WORK TO COMPLETE »
From the listing below, copy every line with the word "this".

── MATERIAL

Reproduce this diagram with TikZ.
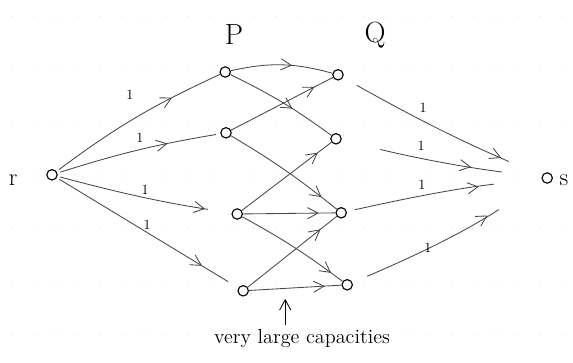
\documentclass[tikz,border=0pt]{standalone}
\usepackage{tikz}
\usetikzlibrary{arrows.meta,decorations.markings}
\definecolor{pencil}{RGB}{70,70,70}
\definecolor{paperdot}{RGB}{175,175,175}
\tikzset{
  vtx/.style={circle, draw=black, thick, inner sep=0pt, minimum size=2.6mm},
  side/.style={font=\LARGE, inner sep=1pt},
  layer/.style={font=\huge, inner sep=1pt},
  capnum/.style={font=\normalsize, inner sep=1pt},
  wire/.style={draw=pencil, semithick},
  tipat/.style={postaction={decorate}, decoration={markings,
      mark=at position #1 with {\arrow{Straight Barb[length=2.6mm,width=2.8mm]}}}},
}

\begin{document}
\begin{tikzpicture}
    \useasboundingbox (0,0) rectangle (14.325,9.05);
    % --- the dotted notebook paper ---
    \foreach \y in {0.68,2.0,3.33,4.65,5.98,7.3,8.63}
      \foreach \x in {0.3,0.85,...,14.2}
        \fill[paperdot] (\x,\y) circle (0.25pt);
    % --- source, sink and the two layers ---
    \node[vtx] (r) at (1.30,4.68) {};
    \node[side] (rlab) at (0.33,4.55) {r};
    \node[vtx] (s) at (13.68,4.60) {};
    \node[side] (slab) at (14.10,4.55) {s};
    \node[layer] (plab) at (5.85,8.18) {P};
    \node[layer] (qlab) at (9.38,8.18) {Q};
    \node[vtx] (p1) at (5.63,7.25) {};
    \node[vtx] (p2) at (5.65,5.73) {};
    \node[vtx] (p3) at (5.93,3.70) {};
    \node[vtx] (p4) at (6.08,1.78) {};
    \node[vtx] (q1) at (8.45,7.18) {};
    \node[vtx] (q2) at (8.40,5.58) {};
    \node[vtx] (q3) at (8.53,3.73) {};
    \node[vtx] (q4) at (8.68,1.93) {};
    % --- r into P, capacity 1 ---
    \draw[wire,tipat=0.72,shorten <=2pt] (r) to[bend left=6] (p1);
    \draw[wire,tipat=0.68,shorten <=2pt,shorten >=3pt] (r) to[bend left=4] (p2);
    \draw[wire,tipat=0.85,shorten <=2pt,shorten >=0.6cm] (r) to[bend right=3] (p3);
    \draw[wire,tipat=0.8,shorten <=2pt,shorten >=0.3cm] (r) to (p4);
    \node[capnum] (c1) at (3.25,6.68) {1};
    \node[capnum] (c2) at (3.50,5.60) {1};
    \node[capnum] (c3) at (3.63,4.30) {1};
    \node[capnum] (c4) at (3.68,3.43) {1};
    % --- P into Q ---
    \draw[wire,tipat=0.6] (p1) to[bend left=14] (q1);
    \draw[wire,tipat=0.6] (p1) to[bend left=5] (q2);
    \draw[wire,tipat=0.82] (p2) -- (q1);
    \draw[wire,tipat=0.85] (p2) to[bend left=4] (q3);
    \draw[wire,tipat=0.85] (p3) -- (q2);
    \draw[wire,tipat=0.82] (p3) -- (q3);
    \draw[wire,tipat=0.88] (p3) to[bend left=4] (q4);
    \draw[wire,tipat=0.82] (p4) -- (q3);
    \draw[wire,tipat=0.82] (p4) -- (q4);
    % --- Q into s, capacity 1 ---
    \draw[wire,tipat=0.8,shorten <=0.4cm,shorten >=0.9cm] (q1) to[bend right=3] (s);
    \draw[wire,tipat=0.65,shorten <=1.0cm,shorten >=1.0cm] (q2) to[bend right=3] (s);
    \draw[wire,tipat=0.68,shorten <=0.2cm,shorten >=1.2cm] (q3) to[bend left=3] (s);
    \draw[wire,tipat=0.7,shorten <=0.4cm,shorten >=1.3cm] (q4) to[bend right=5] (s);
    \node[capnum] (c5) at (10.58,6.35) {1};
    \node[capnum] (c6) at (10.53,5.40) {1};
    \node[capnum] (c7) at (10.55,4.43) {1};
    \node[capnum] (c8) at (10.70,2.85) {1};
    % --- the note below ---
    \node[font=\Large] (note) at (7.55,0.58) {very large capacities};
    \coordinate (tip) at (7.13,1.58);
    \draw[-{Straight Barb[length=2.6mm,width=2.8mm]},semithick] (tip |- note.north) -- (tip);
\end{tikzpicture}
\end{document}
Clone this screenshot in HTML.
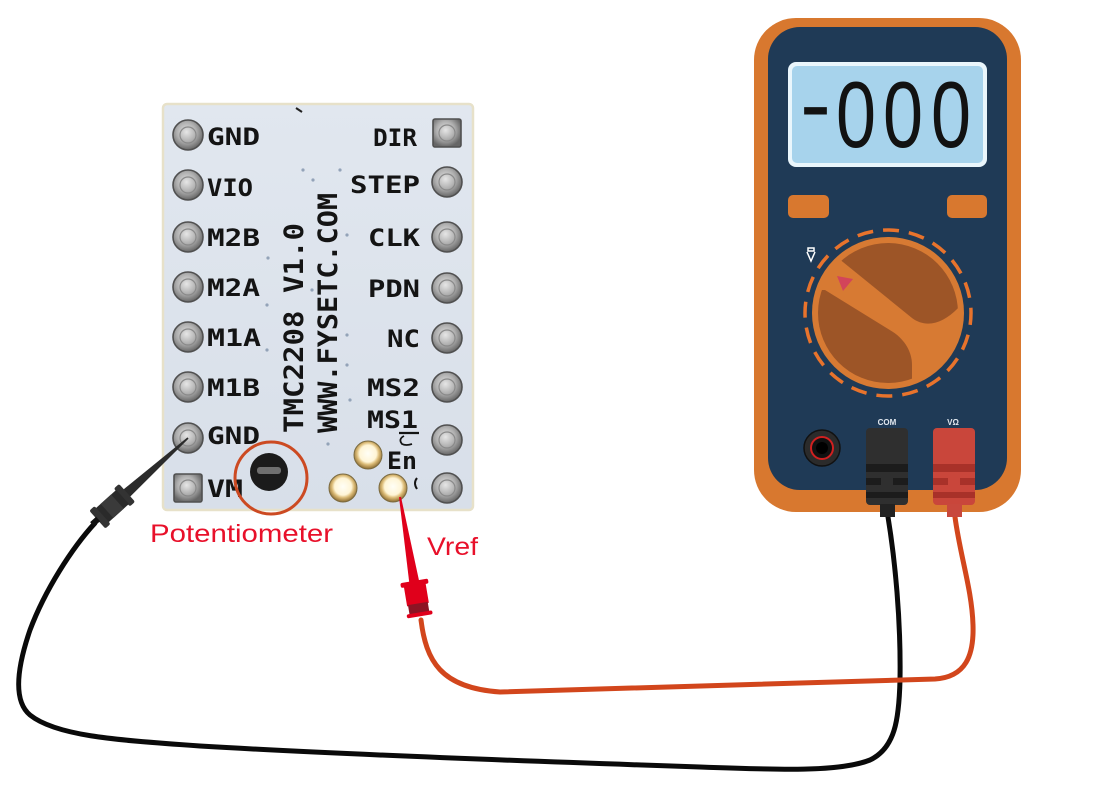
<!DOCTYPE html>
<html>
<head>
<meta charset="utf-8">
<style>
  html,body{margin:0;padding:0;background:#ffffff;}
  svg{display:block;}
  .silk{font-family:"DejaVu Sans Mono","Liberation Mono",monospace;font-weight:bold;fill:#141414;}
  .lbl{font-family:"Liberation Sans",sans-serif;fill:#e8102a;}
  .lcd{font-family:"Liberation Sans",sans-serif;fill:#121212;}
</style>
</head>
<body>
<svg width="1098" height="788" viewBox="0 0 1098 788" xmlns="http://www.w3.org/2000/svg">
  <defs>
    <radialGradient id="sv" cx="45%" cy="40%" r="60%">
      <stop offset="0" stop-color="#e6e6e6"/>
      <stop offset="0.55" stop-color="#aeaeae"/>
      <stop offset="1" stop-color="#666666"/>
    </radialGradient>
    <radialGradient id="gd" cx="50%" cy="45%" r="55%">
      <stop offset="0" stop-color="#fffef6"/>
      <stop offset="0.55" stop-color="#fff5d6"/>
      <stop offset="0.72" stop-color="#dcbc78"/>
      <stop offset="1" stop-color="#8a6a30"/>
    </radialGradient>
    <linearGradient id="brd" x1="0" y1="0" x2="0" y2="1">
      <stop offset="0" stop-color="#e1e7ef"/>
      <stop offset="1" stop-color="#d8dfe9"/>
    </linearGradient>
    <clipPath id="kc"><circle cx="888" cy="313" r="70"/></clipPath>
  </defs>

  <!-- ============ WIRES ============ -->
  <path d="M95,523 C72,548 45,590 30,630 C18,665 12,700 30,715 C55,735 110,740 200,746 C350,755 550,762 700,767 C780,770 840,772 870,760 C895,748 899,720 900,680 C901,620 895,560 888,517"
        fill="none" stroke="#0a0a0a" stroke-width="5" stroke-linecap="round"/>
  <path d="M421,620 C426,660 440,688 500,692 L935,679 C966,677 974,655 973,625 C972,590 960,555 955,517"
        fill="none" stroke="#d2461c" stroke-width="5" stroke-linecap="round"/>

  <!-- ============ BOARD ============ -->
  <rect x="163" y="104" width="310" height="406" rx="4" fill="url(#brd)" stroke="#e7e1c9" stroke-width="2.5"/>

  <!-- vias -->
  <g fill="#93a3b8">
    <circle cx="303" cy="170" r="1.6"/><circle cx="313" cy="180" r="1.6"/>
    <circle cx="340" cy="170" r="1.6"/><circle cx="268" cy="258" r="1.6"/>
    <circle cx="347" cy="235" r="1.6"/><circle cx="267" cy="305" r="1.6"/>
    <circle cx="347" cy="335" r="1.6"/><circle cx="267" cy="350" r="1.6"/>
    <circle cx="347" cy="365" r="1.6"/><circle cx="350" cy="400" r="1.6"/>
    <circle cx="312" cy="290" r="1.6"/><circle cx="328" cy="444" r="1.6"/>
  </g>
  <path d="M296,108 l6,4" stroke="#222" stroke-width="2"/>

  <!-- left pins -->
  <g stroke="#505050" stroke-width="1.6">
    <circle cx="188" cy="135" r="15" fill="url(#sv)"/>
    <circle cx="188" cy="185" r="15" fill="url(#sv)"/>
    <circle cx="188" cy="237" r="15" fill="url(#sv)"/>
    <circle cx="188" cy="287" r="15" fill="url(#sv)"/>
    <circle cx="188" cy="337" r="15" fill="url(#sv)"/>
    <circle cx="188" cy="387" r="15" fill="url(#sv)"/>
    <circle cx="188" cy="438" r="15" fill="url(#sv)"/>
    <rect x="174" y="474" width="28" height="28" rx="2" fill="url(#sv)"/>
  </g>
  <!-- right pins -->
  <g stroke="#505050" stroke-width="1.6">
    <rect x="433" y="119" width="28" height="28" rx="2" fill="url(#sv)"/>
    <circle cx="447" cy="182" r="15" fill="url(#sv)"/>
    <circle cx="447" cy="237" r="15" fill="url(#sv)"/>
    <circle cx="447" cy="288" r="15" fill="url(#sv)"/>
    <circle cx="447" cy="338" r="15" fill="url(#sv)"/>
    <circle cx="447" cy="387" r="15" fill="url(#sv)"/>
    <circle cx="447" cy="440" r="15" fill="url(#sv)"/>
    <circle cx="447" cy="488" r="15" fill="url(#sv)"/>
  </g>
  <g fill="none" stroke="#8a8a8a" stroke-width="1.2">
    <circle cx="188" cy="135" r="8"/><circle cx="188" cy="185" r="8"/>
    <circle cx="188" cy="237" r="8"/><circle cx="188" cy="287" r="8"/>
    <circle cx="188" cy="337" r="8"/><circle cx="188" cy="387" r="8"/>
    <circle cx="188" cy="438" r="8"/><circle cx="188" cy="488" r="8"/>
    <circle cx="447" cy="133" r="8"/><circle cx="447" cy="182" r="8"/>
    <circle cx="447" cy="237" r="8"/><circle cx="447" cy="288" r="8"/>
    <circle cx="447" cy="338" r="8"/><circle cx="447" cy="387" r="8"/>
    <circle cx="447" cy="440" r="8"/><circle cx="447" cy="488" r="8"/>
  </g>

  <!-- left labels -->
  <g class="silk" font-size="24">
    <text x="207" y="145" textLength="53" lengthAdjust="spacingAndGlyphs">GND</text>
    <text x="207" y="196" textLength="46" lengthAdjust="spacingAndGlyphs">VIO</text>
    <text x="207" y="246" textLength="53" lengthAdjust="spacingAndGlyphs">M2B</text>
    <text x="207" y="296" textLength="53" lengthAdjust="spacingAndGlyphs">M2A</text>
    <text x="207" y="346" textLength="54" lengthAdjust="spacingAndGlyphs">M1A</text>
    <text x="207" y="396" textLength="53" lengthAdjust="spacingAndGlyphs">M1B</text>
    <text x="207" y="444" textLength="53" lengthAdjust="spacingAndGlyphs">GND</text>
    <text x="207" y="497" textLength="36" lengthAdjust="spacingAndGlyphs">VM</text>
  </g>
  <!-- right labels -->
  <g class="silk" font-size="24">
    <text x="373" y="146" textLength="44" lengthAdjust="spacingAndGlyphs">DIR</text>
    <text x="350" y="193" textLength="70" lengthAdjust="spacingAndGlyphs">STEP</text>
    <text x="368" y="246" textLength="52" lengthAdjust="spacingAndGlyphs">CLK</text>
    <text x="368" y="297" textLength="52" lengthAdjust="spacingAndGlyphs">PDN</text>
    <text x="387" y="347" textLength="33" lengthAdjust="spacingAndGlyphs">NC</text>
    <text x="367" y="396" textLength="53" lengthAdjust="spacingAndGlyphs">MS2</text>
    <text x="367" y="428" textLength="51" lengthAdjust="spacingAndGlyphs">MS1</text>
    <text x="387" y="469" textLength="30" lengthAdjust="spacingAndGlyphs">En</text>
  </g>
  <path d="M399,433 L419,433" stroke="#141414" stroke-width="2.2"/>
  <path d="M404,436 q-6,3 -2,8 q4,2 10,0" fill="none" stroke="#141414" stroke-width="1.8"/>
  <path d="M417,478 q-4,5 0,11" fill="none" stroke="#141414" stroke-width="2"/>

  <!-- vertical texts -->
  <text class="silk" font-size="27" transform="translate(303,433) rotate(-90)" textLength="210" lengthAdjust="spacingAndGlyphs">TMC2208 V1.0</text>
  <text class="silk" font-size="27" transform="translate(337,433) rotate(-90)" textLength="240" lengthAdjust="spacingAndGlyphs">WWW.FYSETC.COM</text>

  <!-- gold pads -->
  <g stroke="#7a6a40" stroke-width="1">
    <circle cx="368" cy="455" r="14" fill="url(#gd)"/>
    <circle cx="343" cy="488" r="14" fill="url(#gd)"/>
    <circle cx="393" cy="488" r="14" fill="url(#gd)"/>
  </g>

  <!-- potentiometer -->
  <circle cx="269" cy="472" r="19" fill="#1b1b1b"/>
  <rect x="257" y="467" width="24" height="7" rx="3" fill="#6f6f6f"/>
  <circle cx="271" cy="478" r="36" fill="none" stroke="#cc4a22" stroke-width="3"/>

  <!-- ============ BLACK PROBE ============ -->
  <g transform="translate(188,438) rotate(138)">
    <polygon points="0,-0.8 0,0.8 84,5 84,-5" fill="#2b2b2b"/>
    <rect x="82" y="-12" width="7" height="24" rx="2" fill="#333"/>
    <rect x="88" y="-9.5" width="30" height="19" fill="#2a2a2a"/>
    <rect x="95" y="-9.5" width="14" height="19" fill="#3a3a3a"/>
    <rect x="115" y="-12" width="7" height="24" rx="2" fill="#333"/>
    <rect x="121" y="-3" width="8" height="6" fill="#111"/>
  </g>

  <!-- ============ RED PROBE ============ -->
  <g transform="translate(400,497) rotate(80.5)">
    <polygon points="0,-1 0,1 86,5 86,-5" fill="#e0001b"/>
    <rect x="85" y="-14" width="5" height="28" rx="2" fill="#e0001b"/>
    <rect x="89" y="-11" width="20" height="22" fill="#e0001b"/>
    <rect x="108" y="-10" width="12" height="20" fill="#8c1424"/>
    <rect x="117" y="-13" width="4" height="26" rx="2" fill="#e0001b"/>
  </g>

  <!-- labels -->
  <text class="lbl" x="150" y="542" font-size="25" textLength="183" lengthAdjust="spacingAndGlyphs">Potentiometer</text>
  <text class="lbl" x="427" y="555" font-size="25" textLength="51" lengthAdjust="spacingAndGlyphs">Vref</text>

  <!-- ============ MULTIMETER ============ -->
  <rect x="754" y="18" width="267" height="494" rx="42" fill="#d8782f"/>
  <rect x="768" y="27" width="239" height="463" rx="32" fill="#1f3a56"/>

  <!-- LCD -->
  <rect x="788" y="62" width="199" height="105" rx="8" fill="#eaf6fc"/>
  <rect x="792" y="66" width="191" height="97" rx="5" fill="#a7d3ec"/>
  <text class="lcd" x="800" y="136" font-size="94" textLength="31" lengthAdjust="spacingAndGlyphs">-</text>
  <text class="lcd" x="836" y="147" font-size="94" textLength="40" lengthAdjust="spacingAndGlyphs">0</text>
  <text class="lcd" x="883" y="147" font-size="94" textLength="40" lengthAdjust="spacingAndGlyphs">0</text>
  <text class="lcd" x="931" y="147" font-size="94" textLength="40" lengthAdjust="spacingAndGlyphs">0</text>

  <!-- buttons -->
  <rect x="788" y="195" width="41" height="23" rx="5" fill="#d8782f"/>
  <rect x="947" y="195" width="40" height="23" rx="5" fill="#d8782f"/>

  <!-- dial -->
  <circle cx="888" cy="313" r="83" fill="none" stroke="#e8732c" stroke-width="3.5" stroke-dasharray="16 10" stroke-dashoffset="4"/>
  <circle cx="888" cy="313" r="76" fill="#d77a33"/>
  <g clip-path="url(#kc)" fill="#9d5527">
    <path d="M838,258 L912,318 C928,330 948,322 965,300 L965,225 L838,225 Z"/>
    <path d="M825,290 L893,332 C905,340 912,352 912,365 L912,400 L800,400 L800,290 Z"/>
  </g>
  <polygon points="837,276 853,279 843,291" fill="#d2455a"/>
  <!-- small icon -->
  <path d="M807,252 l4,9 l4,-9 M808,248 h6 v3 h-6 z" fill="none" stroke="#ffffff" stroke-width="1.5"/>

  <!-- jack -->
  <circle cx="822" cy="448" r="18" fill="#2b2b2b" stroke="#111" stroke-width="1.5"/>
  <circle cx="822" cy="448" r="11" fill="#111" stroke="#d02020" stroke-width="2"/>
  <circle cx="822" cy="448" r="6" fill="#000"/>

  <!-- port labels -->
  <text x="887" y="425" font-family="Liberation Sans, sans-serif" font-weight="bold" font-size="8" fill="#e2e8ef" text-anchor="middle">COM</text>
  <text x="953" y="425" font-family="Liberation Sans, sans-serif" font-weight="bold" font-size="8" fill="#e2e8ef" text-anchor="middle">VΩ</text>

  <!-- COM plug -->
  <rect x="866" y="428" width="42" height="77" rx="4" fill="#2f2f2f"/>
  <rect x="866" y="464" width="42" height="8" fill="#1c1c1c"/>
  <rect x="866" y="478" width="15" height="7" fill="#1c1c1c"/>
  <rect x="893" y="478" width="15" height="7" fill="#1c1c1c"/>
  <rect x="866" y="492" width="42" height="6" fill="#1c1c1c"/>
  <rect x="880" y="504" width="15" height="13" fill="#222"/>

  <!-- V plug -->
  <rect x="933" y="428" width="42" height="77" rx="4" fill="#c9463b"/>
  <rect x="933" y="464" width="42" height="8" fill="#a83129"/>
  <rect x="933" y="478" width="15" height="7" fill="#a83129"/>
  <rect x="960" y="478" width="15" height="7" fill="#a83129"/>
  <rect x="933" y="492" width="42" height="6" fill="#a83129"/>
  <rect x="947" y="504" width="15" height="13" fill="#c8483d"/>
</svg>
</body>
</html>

────

ANSWER IN FULL »
Reproduce this diagram with TikZ.
Clone this screenshot in HTML.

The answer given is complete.